Одно красивее другого, говорит Шопенгауэр, потому, что оно в различной мере облегчает объективное созерцание, идет к нему навстречу и даже как бы принуждает к нему; в последнем случае мы его называем чрезвычайно красивым. Это зависит отчасти от того, что отдельная вещь особенно чисто выражает идею своего рода, благодаря необыкновенно ясному и многозначительному соотношению частей; она таким образом облегчает зрителю переход от вещи к идее. Частью это преимущество чрезвычайной красоты в предмете зависит от того, что самая идея, выражающаяся в нем, составляет высокую степень объективации воли и потому особенно важна и выразительна. Поэтому человеческий образ и человеческое выражение составляют главный предмет скульптуры и живописи, также как человеческие деяния — главный предмет поэзии. Однако каждая вещь имеет собственную красоту; не только все то, что проявляется в индивидуальном единстве, но и все органическое и даже неорганическое выражает идеи, посредством которых воля воплощается на низших степенях своей объективации: здесь звучат самые низкие, едва слышные басовые ноты природы. Тяжесть, твердость, жидкое состояние тел, свет и т. п. вот идеи, выражающиеся в скалах, постройках и водах. Силы эти проявляются везде. Как эстетична природа!

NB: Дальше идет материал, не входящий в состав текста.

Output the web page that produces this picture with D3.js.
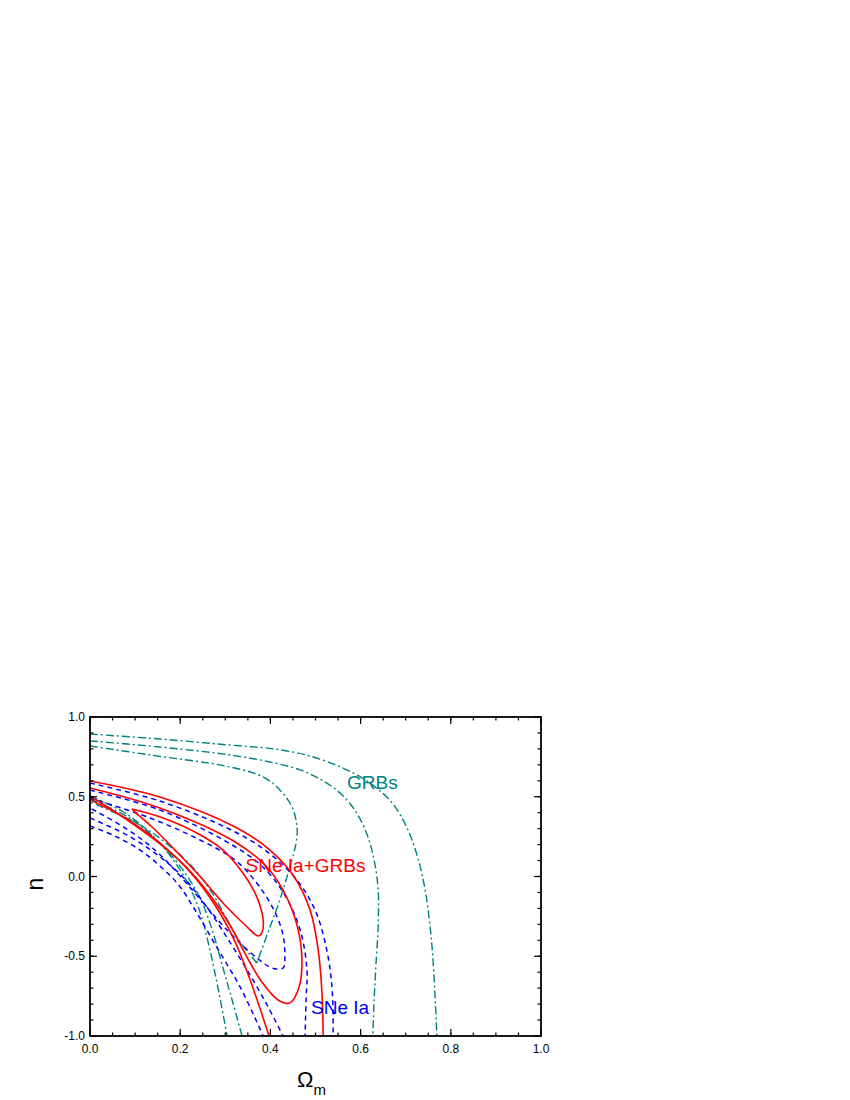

Каждое необработанное и одичавшее местечко, каждый клочок земли, предоставленный самому себе, как бы он ни был мал, если только его не коснулась человеческая лапа, сейчас же убирается самым изящным образом, одевается растениями, цветами и кустами; непринужденность, естественная грация и прелестная группировка которых показывает, что они выросли не под палкою великого эгоиста, а что в них свободно действовала природа.